##### Data excerpt #####

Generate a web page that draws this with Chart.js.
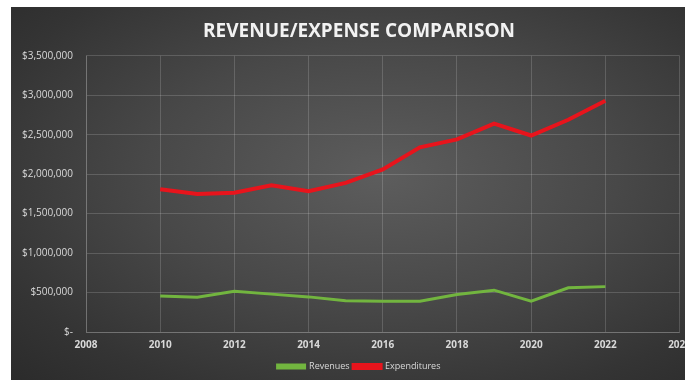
<!DOCTYPE html>
<html>
  <head>
    <title>Revenue/Expense Comparison</title>
    <script src="https://cdn.jsdelivr.net/npm/chart.js"></script>
    <style>
      body {
        margin: 0;
        background: #ffffff;
      }
      #frame {
        position: absolute;
        left: 11px;
        top: 7px;
        width: 674px;
        height: 373px;
        overflow: hidden;
        background: radial-gradient(
          ellipse at 55% 45%,
          #5d5d5d 0%,
          #484848 45%,
          #343434 80%,
          #2b2b2b 100%
        );
      }
      #chart {
        position: absolute;
        left: 0;
        top: 0;
      }
    </style>
  </head>
  <body>
    <div id="frame">
      <canvas id="chart" width="687" height="373"></canvas>
    </div>

    <script>
      var years = [2010, 2011, 2012, 2013, 2014, 2015, 2016, 2017, 2018, 2019, 2020, 2021, 2022];

      var revenues = [
        455000, 440000, 515000, 480000, 445000, 395000, 390000, 390000,
        475000, 530000, 390000, 560000, 575000,
      ];

      var expenditures = [
        1810000, 1750000, 1765000, 1860000, 1785000, 1890000, 2060000,
        2340000, 2440000, 2640000, 2490000, 2690000, 2930000,
      ];

      var xTicks = [2008, 2010, 2012, 2014, 2016, 2018, 2020, 2022, 2024];
      var yTicks = [0, 500000, 1000000, 1500000, 2000000, 2500000, 3000000, 3500000];

      function toPoints(vals) {
        return years.map(function (y, i) {
          return { x: y, y: vals[i] };
        });
      }

      var labelColor = "#d9d9d9";
      var gridColor = "rgba(255, 255, 255, 0.16)";

      var ctx = document.getElementById("chart").getContext("2d");

      var myChart = new Chart(ctx, {
        type: "line",
        data: {
          datasets: [
            {
              label: "Revenues",
              data: toPoints(revenues),
              borderColor: "#72b53f",
              backgroundColor: "#72b53f",
              borderWidth: 3,
              pointRadius: 0,
              tension: 0,
            },
            {
              label: "Expenditures",
              data: toPoints(expenditures),
              borderColor: "#e8141c",
              backgroundColor: "#e8141c",
              borderWidth: 4,
              pointRadius: 0,
              tension: 0,
            },
          ],
        },
        options: {
          responsive: false,
          animation: false,
          layout: {
            padding: { left: 9, right: 0, top: 4, bottom: -1 },
          },
          scales: {
            x: {
              type: "linear",
              min: xTicks[0],
              max: xTicks[xTicks.length - 1],
              afterBuildTicks: function (axis) {
                axis.ticks = xTicks.map(function (v) {
                  return { value: v };
                });
              },
              grid: { color: gridColor, drawTicks: false },
              border: { color: gridColor },
              ticks: {
                color: labelColor,
                padding: 7,
                maxRotation: 0,
                font: { family: "Open Sans", size: 10, weight: "bold" },
                callback: function (v) {
                  return String(v);
                },
              },
            },
            y: {
              min: yTicks[0],
              max: yTicks[yTicks.length - 1],
              afterBuildTicks: function (axis) {
                axis.ticks = yTicks.map(function (v) {
                  return { value: v };
                });
              },
              afterFit: function (axis) {
                axis.width = 66;
              },
              grid: { color: gridColor, drawTicks: false },
              border: { color: gridColor },
              ticks: {
                color: labelColor,
                padding: 13,
                font: { family: "Open Sans", size: 10 },
                callback: function (v) {
                  if (v === 0) return "$-";
                  return "$" + v.toLocaleString("en-US");
                },
              },
            },
          },
          plugins: {
            title: {
              display: true,
              text: "REVENUE/EXPENSE COMPARISON",
              color: "#f2f2f2",
              font: { family: "Open Sans", size: 19, weight: "bold" },
              padding: { top: 9, bottom: 13 },
            },
            legend: {
              position: "bottom",
              labels: {
                color: labelColor,
                boxWidth: 27,
                boxHeight: 3,
                padding: 4,
                font: { family: "Open Sans", size: 9 },
              },
            },
            tooltip: { enabled: false },
          },
        },
      });
    </script>
  </body>
</html>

#####

**Task objective:**
Without the pictures, output the full listing exactly as it stands.

**Answer for this exercise:**
Generate a web page that draws this with Chart.js.
<!DOCTYPE html>
<html>
  <head>
    <title>Revenue/Expense Comparison</title>
    <script src="https://cdn.jsdelivr.net/npm/chart.js"></script>
    <style>
      body {
        margin: 0;
        background: #ffffff;
      }
      #frame {
        position: absolute;
        left: 11px;
        top: 7px;
        width: 674px;
        height: 373px;
        overflow: hidden;
        background: radial-gradient(
          ellipse at 55% 45%,
          #5d5d5d 0%,
          #484848 45%,
          #343434 80%,
          #2b2b2b 100%
        );
      }
      #chart {
        position: absolute;
        left: 0;
        top: 0;
      }
    </style>
  </head>
  <body>
    <div id="frame">
      <canvas id="chart" width="687" height="373"></canvas>
    </div>

    <script>
      var years = [2010, 2011, 2012, 2013, 2014, 2015, 2016, 2017, 2018, 2019, 2020, 2021, 2022];

      var revenues = [
        455000, 440000, 515000, 480000, 445000, 395000, 390000, 390000,
        475000, 530000, 390000, 560000, 575000,
      ];

      var expenditures = [
        1810000, 1750000, 1765000, 1860000, 1785000, 1890000, 2060000,
        2340000, 2440000, 2640000, 2490000, 2690000, 2930000,
      ];

      var xTicks = [2008, 2010, 2012, 2014, 2016, 2018, 2020, 2022, 2024];
      var yTicks = [0, 500000, 1000000, 1500000, 2000000, 2500000, 3000000, 3500000];

      function toPoints(vals) {
        return years.map(function (y, i) {
          return { x: y, y: vals[i] };
        });
      }

      var labelColor = "#d9d9d9";
      var gridColor = "rgba(255, 255, 255, 0.16)";

      var ctx = document.getElementById("chart").getContext("2d");

      var myChart = new Chart(ctx, {
        type: "line",
        data: {
          datasets: [
            {
              label: "Revenues",
              data: toPoints(revenues),
              borderColor: "#72b53f",
              backgroundColor: "#72b53f",
              borderWidth: 3,
              pointRadius: 0,
              tension: 0,
            },
            {
              label: "Expenditures",
              data: toPoints(expenditures),
              borderColor: "#e8141c",
              backgroundColor: "#e8141c",
              borderWidth: 4,
              pointRadius: 0,
              tension: 0,
            },
          ],
        },
        options: {
          responsive: false,
          animation: false,
          layout: {
            padding: { left: 9, right: 0, top: 4, bottom: -1 },
          },
          scales: {
            x: {
              type: "linear",
              min: xTicks[0],
              max: xTicks[xTicks.length - 1],
              afterBuildTicks: function (axis) {
                axis.ticks = xTicks.map(function (v) {
                  return { value: v };
                });
              },
              grid: { color: gridColor, drawTicks: false },
              border: { color: gridColor },
              ticks: {
                color: labelColor,
                padding: 7,
                maxRotation: 0,
                font: { family: "Open Sans", size: 10, weight: "bold" },
                callback: function (v) {
                  return String(v);
                },
              },
            },
            y: {
              min: yTicks[0],
              max: yTicks[yTicks.length - 1],
              afterBuildTicks: function (axis) {
                axis.ticks = yTicks.map(function (v) {
                  return { value: v };
                });
              },
              afterFit: function (axis) {
                axis.width = 66;
              },
              grid: { color: gridColor, drawTicks: false },
              border: { color: gridColor },
              ticks: {
                color: labelColor,
                padding: 13,
                font: { family: "Open Sans", size: 10 },
                callback: function (v) {
                  if (v === 0) return "$-";
                  return "$" + v.toLocaleString("en-US");
                },
              },
            },
          },
          plugins: {
            title: {
              display: true,
              text: "REVENUE/EXPENSE COMPARISON",
              color: "#f2f2f2",
              font: { family: "Open Sans", size: 19, weight: "bold" },
              padding: { top: 9, bottom: 13 },
            },
            legend: {
              position: "bottom",
              labels: {
                color: labelColor,
                boxWidth: 27,
                boxHeight: 3,
                padding: 4,
                font: { family: "Open Sans", size: 9 },
              },
            },
            tooltip: { enabled: false },
          },
        },
      });
    </script>
  </body>
</html>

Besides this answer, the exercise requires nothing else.